Two Acquisitions, One Strategic Logic
Two acquisitions completed early in the quarter add important forward-looking dimension. Celestial AI, which closed February 2, and XConn Technologies, which closed February 10, extend Marvell’s capabilities in optical I/O and PCIe switching fabrics respectively. Both address the same underlying problem: as AI accelerator clusters grow denser, the bandwidth and latency requirements for moving data between chips, memory, and networking layers become the binding constraint on system performance.

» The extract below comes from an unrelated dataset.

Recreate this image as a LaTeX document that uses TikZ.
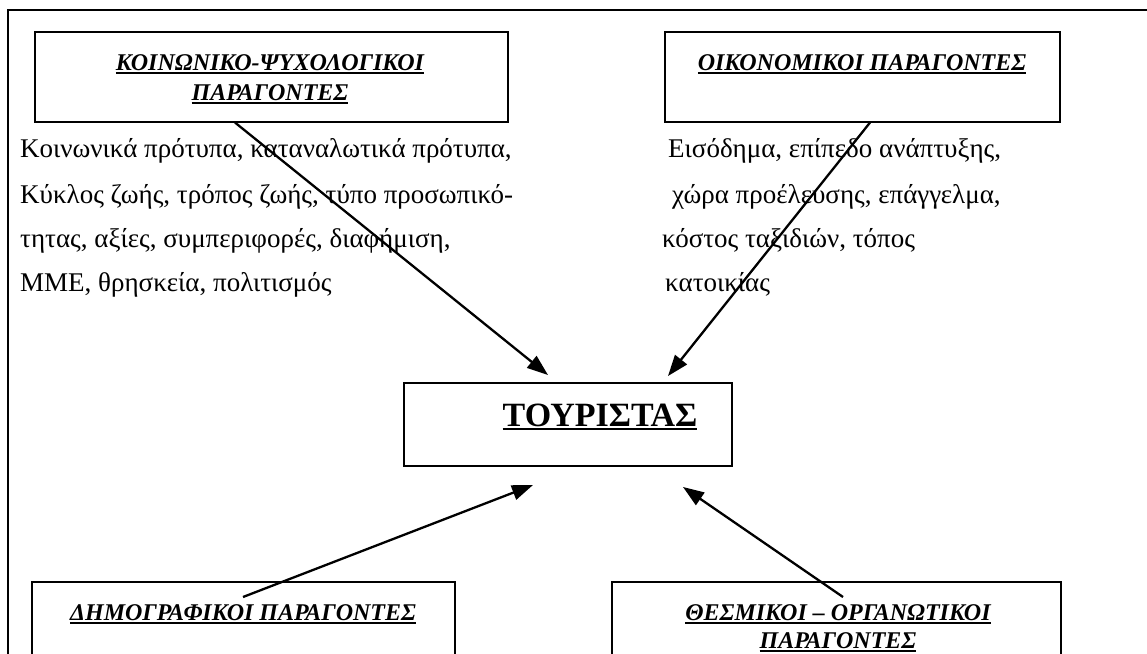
\documentclass[tikz,border=0pt]{standalone}
\usepackage{fontspec}
\setmainfont{Liberation Serif}
\usetikzlibrary{arrows.meta}
\newcommand\myul[1]{\setbox0\hbox{#1}\rlap{\rule[-3.8pt]{\wd0}{2pt}}\box0}
\begin{document}
\begin{tikzpicture}[x=1pt,y=-1pt,
  box/.style={draw, line width=1.1pt, inner sep=0pt},
  ttl/.style={font=\fontsize{24}{30}\selectfont\bfseries\itshape, inner sep=0pt, anchor=base},
  body/.style={font=\fontsize{27}{30}\selectfont, anchor=base west, inner sep=0pt},
  arr/.style={-{Triangle[length=21pt,width=15pt]}, line width=2.3pt}]
\useasboundingbox (0,0) rectangle (1147,653);
\clip (0,0) rectangle (1147,653);
\draw[line width=2.6pt] (8,700) -- (8,10) -- (1160,10);
% boxes
\node[box, minimum width=473pt, minimum height=90pt] (b1) at (271.5,77) {};
\node[box, minimum width=395pt, minimum height=90pt] (b2) at (862.5,77) {};
\node[box, minimum width=328pt, minimum height=83pt] (bc) at (568,424.5) {};
\node[box, minimum width=423pt, minimum height=100pt] (b3) at (243.5,632) {};
\node[box, minimum width=449pt, minimum height=100pt] (b4) at (836.5,632) {};
% titles
\node[ttl] (t1a) at (270,70) {\myul{ΚΟΙΝΩΝΙΚΟ-ΨΥΧΟΛΟΓΙΚΟΙ}};
\node[ttl] (t1b) at (270,100) {\myul{ΠΑΡΑΓΟΝΤΕΣ}};
\node[ttl] (t2) at (862,70) {\myul{ΟΙΚΟΝΟΜΙΚΟΙ ΠΑΡΑΓΟΝΤΕΣ}};
\node[font=\fontsize{34}{38}\selectfont\bfseries, inner sep=0pt, anchor=base] (tc) at (600,426) {\myul{ΤΟΥΡΙΣΤΑΣ}};
\node[ttl] (t3) at (243,620) {\myul{ΔΗΜΟΓΡΑΦΙΚΟΙ ΠΑΡΑΓΟΝΤΕΣ}};
\node[ttl] (t4a) at (838,620) {\myul{ΘΕΣΜΙΚΟΙ – ΟΡΓΑΝΩΤΙΚΟΙ}};
\node[ttl] (t4b) at (838,648) {\myul{ΠΑΡΑΓΟΝΤΕΣ}};
% body text
\node[body] (l1) at (20,157) {Κοινωνικά πρότυπα, καταναλωτικά πρότυπα,};
\node[body] (l2) at (20,203) {Κύκλος ζωής, τρόπος ζωής, τύπο προσωπικό-};
\node[body] (l3) at (20,247) {τητας, αξίες, συμπεριφορές, διαφήμιση,};
\node[body] (l4) at (20,291) {ΜΜΕ, θρησκεία, πολιτισμός};
\node[body] (r1) at (668,157) {Εισόδημα, επίπεδο ανάπτυξης,};
\node[body] (r2) at (672,203) {χώρα προέλευσης, επάγγελμα,};
\node[body] (r3) at (662,247) {κόστος ταξιδιών, τόπος};
\node[body] (r4) at (665,291) {κατοικίας};
% arrows
\coordinate (s1) at (b1.south -| 235,0);
\coordinate (e1) at (548,375);
\coordinate (s2) at (b2.south -| 870,0);
\coordinate (e2) at (668,376);
\coordinate (s3) at (243,597);
\coordinate (e3) at (533,485);
\coordinate (s4) at (843,597);
\coordinate (e4) at (683,487);
\draw[arr] (s1) -- (e1);
\draw[arr] (s2) -- (e2);
\draw[arr] (s3) -- (e3);
\draw[arr] (s4) -- (e4);
\end{tikzpicture}
\end{document}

These are not diversification moves. They are targeted additions to a portfolio that is explicitly organized around the physical architecture of large-scale AI deployment. The acquisitions complement Marvell’s organic development in silicon photonics and electro-optics, and management indicated that both are already contributing to results, a favorable early signal for integration execution.
The Outlook That Commands Attention
The revenue guidance revisions released alongside Q1 results represent the most significant element of the report for investors with a multi-year horizon. For Q2 fiscal 2027, Marvell guided to approximately $2.7 billion at the midpoint, implying 12% sequential and 35% year-over-year growth, with non-GAAP EPS of $0.93 at the midpoint.
More broadly, the company now projects fiscal 2027 revenue of approximately $11.5 billion, reflecting approximately 40% year-over-year growth, with data center revenue expected to rise around 50%. The interconnect business alone is forecast to grow more than 70% year-over-year. For fiscal 2028, management outlined a path to approximately $16.5 billion. These figures constitute a material revision to prior expectations and carry the weight of what management described as “exceptional” AI-related bookings and record design win accumulation from fiscal 2026.
The sequential growth cadence implied by the full-year outlook, high-single-digit percentage gains per quarter, reaching an exit rate near $3 billion in Q4 fiscal 2027, presents a ramp that is sustained rather than lumpy, which tends to receive a more favorable reception from institutional investors than uneven, unpredictable growth.
A Structural Position, Not a Cyclical One
Marvell Technology Inc. (NASDAQ: MRVL) shares closed at $198.70 on May 27, down 4.59% on the session, reflecting some profit-taking in a stock that had already appreciated substantially heading into the print. Early trading on May 28 extended that modest pullback, with the stock hovering near $193. The market’s measured response is less a verdict on the quarter’s substance than a function of elevated positioning: when expectations are high and a stock has run hard, even a strong beat-and-raise can struggle to generate immediate upside. The 52-week range of $58.61 to $217.45 illustrates the scale of the rerating already underway.
The standard caveats apply. GAAP results continue to reflect material acquisition-related amortization charges. Gross margin evolution will depend on product mix as optical and custom silicon volumes scale. Customer concentration, export controls, and the broader pace of AI capital expenditure remain variables worth monitoring.
What the Q1 results and the associated guidance revision make clear, however, is that Marvell has assembled a portfolio that maps directly onto the physical realities of how AI infrastructure is being built and expanded. As the compute-to-connectivity bottleneck grows more acute with each successive generation of accelerator cluster, that alignment translates into durable commercial relevance, which is precisely what this quarter’s numbers reflect.